DATASET CONTENT
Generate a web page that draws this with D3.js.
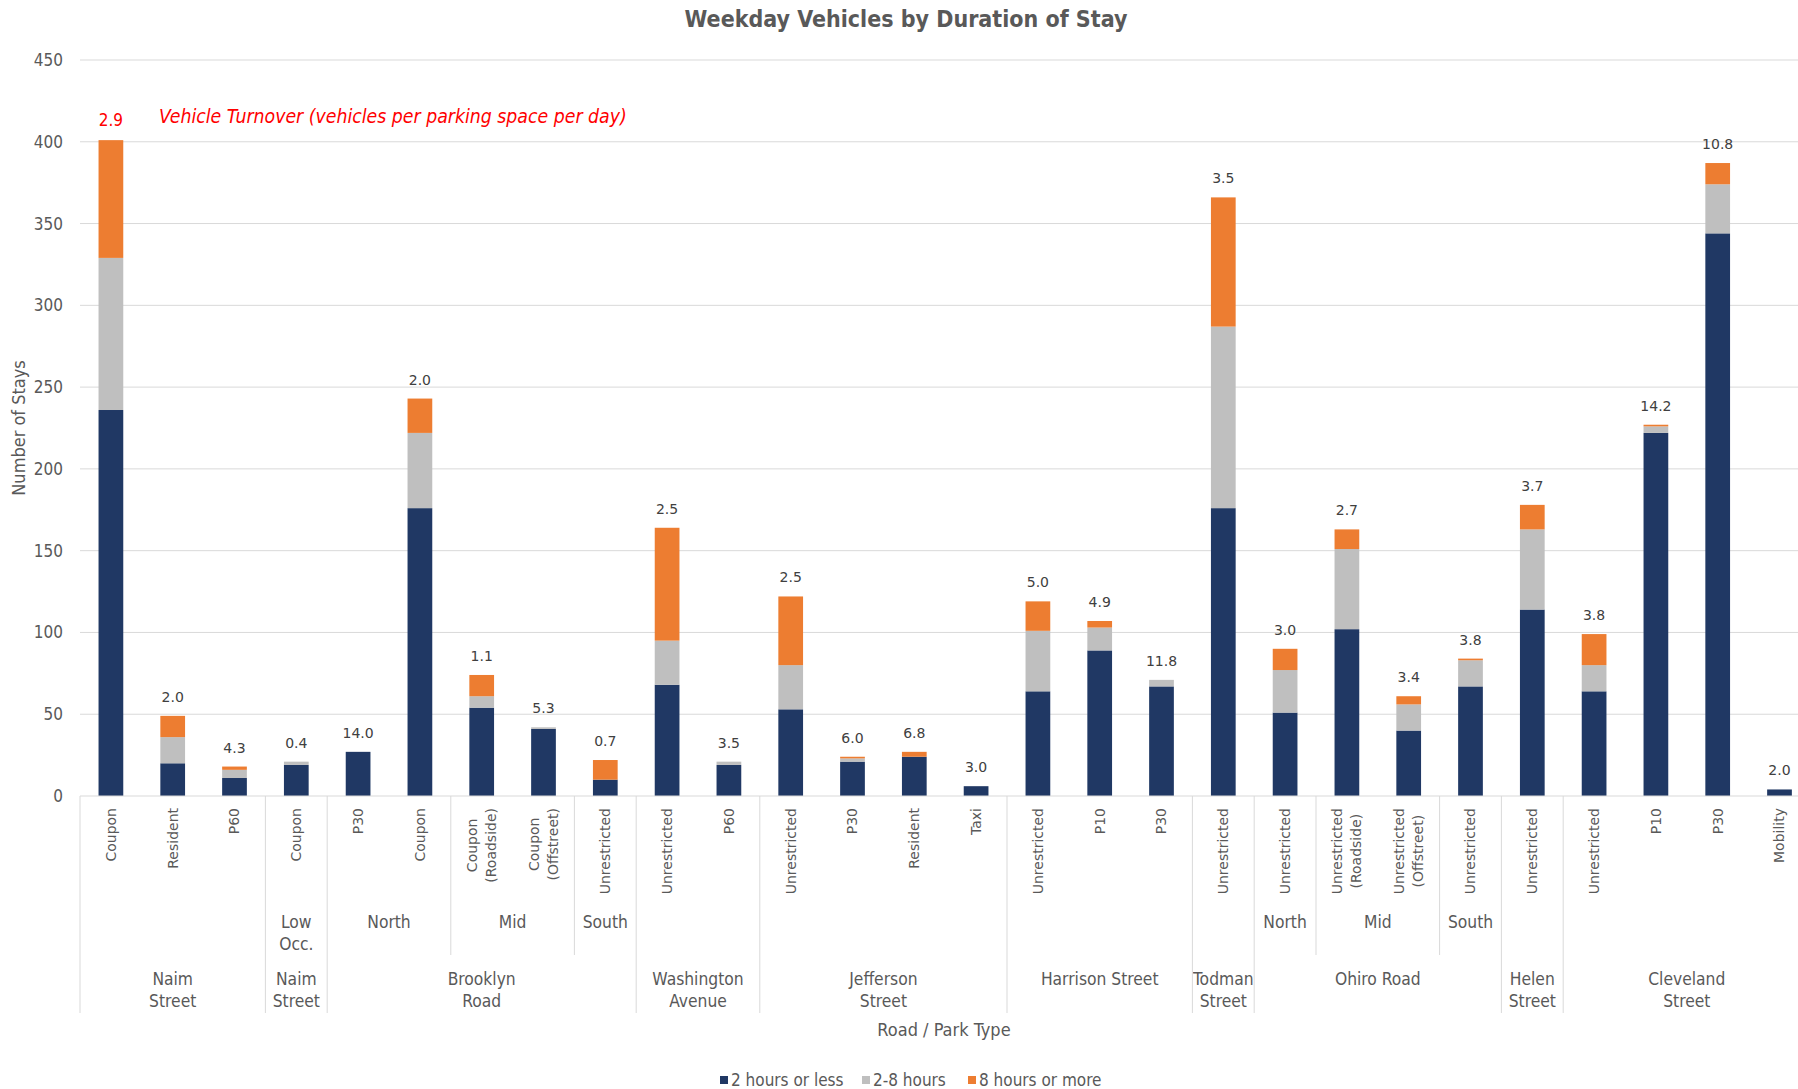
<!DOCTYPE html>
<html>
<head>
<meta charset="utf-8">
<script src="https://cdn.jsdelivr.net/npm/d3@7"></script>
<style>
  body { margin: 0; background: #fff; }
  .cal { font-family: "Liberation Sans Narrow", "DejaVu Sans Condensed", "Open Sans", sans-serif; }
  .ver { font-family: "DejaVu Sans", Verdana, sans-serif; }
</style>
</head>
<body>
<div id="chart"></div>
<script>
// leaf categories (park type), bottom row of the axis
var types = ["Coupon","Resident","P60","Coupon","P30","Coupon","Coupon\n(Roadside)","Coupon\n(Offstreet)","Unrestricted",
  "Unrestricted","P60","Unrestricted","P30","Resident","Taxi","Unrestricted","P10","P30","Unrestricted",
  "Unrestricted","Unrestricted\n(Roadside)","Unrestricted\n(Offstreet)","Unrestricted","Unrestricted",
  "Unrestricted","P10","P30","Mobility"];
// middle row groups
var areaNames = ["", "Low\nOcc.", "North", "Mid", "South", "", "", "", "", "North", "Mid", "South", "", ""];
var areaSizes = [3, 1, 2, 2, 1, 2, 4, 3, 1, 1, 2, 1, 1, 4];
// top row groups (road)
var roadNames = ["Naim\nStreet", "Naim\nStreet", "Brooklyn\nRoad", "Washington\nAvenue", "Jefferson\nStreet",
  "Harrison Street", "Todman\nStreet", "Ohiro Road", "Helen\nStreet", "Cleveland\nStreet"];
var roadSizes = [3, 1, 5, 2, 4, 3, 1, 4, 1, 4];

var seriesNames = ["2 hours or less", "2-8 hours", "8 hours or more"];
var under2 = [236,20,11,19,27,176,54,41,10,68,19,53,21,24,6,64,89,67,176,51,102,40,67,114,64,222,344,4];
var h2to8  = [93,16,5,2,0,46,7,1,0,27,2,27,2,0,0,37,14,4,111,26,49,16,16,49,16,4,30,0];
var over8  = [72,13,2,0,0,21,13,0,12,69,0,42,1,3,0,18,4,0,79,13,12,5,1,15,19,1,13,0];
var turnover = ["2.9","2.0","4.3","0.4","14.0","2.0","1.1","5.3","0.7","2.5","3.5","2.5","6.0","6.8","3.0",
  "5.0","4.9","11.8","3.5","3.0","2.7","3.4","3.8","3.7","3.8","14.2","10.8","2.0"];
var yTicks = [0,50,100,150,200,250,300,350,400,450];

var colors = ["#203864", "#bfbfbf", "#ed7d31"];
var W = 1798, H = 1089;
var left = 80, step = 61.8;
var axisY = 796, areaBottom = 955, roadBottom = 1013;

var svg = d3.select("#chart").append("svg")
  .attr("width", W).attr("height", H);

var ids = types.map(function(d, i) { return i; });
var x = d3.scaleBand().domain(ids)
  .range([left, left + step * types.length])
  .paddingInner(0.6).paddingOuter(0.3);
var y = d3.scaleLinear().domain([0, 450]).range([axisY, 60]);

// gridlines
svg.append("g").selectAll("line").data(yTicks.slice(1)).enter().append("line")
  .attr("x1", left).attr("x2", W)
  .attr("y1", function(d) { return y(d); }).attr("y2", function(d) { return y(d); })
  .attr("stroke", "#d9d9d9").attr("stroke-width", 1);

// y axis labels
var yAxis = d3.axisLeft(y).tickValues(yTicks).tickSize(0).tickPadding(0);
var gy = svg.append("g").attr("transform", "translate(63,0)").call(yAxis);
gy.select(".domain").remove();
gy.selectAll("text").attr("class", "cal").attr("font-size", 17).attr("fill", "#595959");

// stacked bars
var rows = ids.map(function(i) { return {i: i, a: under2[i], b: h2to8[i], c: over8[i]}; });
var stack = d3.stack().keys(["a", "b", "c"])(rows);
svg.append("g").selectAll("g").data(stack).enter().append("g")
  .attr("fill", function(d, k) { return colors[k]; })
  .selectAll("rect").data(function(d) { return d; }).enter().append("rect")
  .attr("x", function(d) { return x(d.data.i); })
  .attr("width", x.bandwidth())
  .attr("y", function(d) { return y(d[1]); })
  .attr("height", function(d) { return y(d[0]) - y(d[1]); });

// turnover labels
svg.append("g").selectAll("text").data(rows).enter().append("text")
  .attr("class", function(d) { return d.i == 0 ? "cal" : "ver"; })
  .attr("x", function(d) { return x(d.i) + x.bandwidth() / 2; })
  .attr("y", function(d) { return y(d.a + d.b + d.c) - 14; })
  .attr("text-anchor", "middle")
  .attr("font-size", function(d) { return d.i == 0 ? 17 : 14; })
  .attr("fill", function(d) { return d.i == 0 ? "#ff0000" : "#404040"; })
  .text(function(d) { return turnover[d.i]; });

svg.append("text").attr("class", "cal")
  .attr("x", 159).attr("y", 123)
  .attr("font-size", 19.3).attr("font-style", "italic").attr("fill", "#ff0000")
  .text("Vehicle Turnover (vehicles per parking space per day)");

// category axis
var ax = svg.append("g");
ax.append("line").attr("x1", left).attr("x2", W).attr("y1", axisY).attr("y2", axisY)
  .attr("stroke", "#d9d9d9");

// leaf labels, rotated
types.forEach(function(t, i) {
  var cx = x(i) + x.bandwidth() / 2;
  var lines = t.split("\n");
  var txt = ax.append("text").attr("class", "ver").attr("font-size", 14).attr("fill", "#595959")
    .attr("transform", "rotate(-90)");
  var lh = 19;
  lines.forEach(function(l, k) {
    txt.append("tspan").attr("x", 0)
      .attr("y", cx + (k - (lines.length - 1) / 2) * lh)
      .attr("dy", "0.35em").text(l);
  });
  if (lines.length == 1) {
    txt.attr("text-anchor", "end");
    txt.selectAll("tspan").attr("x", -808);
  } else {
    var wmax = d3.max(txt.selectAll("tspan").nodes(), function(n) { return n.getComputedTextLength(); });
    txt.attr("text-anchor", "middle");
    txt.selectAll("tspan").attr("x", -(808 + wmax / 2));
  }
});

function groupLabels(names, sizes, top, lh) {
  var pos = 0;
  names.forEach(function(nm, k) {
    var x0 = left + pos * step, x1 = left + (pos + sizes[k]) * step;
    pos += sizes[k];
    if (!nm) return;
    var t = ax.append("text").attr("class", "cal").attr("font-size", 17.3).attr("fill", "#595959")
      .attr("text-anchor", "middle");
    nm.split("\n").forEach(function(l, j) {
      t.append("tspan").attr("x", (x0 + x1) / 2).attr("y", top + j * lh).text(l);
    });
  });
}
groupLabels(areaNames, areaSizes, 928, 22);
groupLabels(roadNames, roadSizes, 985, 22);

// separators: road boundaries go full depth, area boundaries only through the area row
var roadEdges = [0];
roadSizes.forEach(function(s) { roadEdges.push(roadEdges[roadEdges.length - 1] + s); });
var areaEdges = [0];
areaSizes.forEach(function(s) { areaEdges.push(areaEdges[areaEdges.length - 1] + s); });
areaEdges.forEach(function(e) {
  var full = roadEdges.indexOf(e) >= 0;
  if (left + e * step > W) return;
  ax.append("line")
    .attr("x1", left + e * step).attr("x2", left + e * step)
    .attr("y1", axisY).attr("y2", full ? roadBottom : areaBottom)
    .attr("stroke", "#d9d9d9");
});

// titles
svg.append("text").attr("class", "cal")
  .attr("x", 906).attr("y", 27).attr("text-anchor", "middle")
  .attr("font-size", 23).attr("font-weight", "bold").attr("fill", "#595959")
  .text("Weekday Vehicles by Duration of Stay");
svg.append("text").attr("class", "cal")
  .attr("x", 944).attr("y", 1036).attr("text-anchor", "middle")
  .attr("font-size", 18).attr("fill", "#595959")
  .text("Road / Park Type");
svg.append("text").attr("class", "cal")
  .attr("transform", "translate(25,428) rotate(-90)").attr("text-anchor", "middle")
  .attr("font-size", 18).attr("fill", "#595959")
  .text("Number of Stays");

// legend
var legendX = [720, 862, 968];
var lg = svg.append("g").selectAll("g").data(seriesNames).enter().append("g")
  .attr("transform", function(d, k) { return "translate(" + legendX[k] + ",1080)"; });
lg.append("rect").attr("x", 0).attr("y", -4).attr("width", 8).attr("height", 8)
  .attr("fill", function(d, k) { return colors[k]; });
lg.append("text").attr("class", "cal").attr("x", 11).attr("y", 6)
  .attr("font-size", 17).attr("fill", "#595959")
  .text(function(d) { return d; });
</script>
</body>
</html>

CHALLENGE
The lines from the start of the data through the line that contains "3, 1, 4, 1, 4];" are to be returned exactly, please, with both ends included and every picture left out.

EXERCISE RESULT
Generate a web page that draws this with D3.js.
<!DOCTYPE html>
<html>
<head>
<meta charset="utf-8">
<script src="https://cdn.jsdelivr.net/npm/d3@7"></script>
<style>
  body { margin: 0; background: #fff; }
  .cal { font-family: "Liberation Sans Narrow", "DejaVu Sans Condensed", "Open Sans", sans-serif; }
  .ver { font-family: "DejaVu Sans", Verdana, sans-serif; }
</style>
</head>
<body>
<div id="chart"></div>
<script>
// leaf categories (park type), bottom row of the axis
var types = ["Coupon","Resident","P60","Coupon","P30","Coupon","Coupon\n(Roadside)","Coupon\n(Offstreet)","Unrestricted",
  "Unrestricted","P60","Unrestricted","P30","Resident","Taxi","Unrestricted","P10","P30","Unrestricted",
  "Unrestricted","Unrestricted\n(Roadside)","Unrestricted\n(Offstreet)","Unrestricted","Unrestricted",
  "Unrestricted","P10","P30","Mobility"];
// middle row groups
var areaNames = ["", "Low\nOcc.", "North", "Mid", "South", "", "", "", "", "North", "Mid", "South", "", ""];
var areaSizes = [3, 1, 2, 2, 1, 2, 4, 3, 1, 1, 2, 1, 1, 4];
// top row groups (road)
var roadNames = ["Naim\nStreet", "Naim\nStreet", "Brooklyn\nRoad", "Washington\nAvenue", "Jefferson\nStreet",
  "Harrison Street", "Todman\nStreet", "Ohiro Road", "Helen\nStreet", "Cleveland\nStreet"];
var roadSizes = [3, 1, 5, 2, 4, 3, 1, 4, 1, 4];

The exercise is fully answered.